* EXERCISE INSTRUCTIONS:
Every line containing the word "React" needs to be found and copied.

* DATA SECTION:
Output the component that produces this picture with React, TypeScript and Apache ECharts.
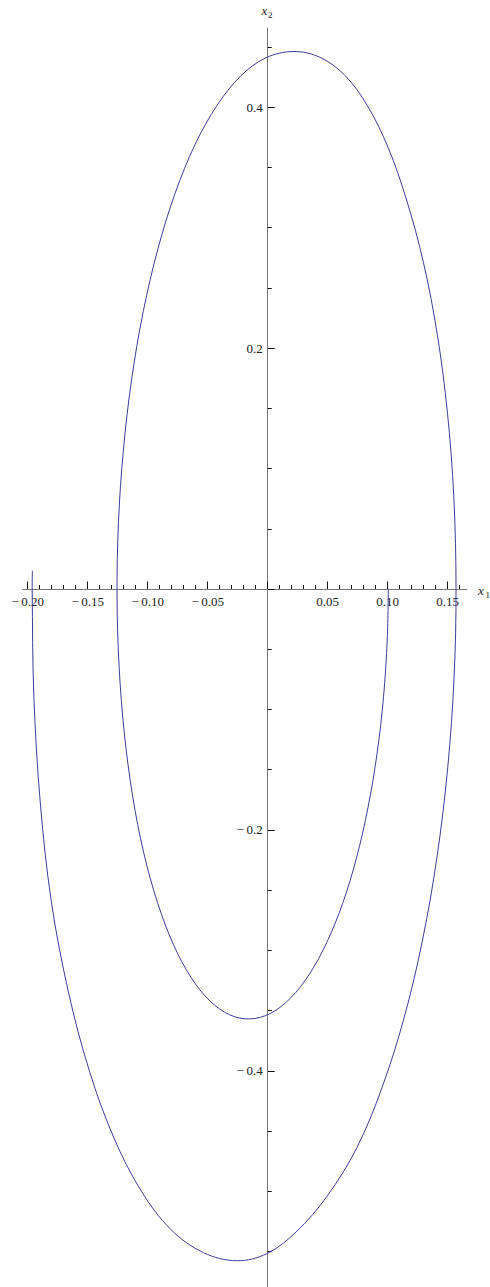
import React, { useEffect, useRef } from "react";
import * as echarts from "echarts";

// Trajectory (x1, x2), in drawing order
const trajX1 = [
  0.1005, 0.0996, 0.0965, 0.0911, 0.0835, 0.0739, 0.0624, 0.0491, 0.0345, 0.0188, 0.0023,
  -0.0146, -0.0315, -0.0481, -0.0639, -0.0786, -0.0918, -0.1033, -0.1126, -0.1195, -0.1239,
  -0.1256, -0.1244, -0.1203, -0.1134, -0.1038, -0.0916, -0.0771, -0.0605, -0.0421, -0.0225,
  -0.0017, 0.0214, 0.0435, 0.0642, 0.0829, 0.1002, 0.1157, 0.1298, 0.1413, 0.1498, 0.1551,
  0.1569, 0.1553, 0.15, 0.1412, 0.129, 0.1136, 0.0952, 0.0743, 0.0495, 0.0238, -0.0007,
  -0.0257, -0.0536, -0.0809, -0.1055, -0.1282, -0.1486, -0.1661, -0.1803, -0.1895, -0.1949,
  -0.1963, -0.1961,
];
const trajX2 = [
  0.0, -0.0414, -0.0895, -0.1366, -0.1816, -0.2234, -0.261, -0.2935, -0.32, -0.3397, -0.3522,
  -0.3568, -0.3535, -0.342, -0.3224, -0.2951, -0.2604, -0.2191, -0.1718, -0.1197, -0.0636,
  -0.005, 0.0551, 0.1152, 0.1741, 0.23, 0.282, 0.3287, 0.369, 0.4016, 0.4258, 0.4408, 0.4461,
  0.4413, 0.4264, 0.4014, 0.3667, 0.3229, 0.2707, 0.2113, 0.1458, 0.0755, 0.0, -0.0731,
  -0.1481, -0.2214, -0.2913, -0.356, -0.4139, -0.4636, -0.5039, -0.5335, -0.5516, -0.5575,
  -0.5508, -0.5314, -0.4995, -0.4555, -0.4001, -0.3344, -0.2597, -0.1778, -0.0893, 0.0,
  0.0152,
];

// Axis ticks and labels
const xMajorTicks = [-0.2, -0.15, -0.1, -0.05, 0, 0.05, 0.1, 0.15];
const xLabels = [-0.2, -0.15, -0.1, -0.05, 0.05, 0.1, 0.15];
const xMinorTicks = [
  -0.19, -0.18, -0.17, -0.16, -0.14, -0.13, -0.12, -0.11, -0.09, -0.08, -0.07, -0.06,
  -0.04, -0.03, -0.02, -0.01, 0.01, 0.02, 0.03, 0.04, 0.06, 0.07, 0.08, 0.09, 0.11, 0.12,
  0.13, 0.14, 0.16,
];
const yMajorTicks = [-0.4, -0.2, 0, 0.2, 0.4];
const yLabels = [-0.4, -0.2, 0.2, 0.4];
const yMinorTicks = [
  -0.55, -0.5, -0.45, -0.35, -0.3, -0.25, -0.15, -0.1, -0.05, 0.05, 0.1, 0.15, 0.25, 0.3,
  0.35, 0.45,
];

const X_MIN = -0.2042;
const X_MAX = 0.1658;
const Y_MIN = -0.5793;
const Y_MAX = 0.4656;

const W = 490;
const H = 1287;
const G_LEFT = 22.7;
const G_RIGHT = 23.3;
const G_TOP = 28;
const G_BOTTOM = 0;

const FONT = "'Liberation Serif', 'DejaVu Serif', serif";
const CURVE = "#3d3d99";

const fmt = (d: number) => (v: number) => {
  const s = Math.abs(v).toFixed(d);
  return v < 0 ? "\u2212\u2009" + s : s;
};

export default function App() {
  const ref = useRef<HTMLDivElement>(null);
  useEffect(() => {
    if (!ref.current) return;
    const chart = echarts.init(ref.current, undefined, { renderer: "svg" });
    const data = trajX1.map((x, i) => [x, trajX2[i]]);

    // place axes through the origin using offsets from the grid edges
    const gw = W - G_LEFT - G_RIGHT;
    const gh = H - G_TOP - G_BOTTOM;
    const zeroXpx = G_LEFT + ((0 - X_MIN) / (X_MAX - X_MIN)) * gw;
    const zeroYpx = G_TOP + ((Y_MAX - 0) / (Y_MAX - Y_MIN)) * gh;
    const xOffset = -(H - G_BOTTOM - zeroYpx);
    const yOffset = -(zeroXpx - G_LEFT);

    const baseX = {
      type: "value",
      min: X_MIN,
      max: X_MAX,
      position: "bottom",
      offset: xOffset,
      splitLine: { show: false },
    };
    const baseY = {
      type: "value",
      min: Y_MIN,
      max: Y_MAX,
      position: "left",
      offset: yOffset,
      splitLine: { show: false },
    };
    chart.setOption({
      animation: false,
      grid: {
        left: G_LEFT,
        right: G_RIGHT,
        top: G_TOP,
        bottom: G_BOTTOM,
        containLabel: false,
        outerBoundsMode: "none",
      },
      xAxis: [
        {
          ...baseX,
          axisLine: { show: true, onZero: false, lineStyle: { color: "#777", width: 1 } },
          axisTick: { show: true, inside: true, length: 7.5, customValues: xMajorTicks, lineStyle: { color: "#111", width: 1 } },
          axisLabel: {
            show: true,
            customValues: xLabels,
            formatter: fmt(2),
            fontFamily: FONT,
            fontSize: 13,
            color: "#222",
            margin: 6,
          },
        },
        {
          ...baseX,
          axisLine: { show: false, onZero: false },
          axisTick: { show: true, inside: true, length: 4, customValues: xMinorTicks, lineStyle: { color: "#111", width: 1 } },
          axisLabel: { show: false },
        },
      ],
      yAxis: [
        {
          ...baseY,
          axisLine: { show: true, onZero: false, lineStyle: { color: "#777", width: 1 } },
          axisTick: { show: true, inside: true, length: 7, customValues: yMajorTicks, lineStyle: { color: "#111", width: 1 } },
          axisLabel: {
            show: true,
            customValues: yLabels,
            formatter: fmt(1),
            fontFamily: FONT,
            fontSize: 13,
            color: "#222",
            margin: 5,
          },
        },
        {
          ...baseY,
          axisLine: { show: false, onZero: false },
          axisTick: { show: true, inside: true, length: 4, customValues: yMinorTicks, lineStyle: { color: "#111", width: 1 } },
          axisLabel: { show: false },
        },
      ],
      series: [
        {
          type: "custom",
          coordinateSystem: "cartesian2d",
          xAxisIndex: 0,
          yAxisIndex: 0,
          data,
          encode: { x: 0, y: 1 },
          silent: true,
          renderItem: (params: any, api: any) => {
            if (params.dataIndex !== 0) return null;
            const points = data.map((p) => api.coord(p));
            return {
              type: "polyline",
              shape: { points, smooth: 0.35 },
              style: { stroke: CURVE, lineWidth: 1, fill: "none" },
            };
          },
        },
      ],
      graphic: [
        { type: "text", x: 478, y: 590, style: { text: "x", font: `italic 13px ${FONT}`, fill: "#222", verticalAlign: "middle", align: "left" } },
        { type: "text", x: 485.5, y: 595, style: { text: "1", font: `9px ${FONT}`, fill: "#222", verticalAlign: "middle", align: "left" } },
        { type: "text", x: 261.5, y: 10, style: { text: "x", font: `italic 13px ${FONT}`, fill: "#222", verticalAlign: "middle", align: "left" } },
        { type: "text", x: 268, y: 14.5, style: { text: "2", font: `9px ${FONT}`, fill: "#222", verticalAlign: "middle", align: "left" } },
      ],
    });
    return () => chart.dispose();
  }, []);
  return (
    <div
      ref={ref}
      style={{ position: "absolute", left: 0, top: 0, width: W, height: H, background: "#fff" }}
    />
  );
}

* THE REPLY:
Output the component that produces this picture with React, TypeScript and Apache ECharts.
import React, { useEffect, useRef } from "react";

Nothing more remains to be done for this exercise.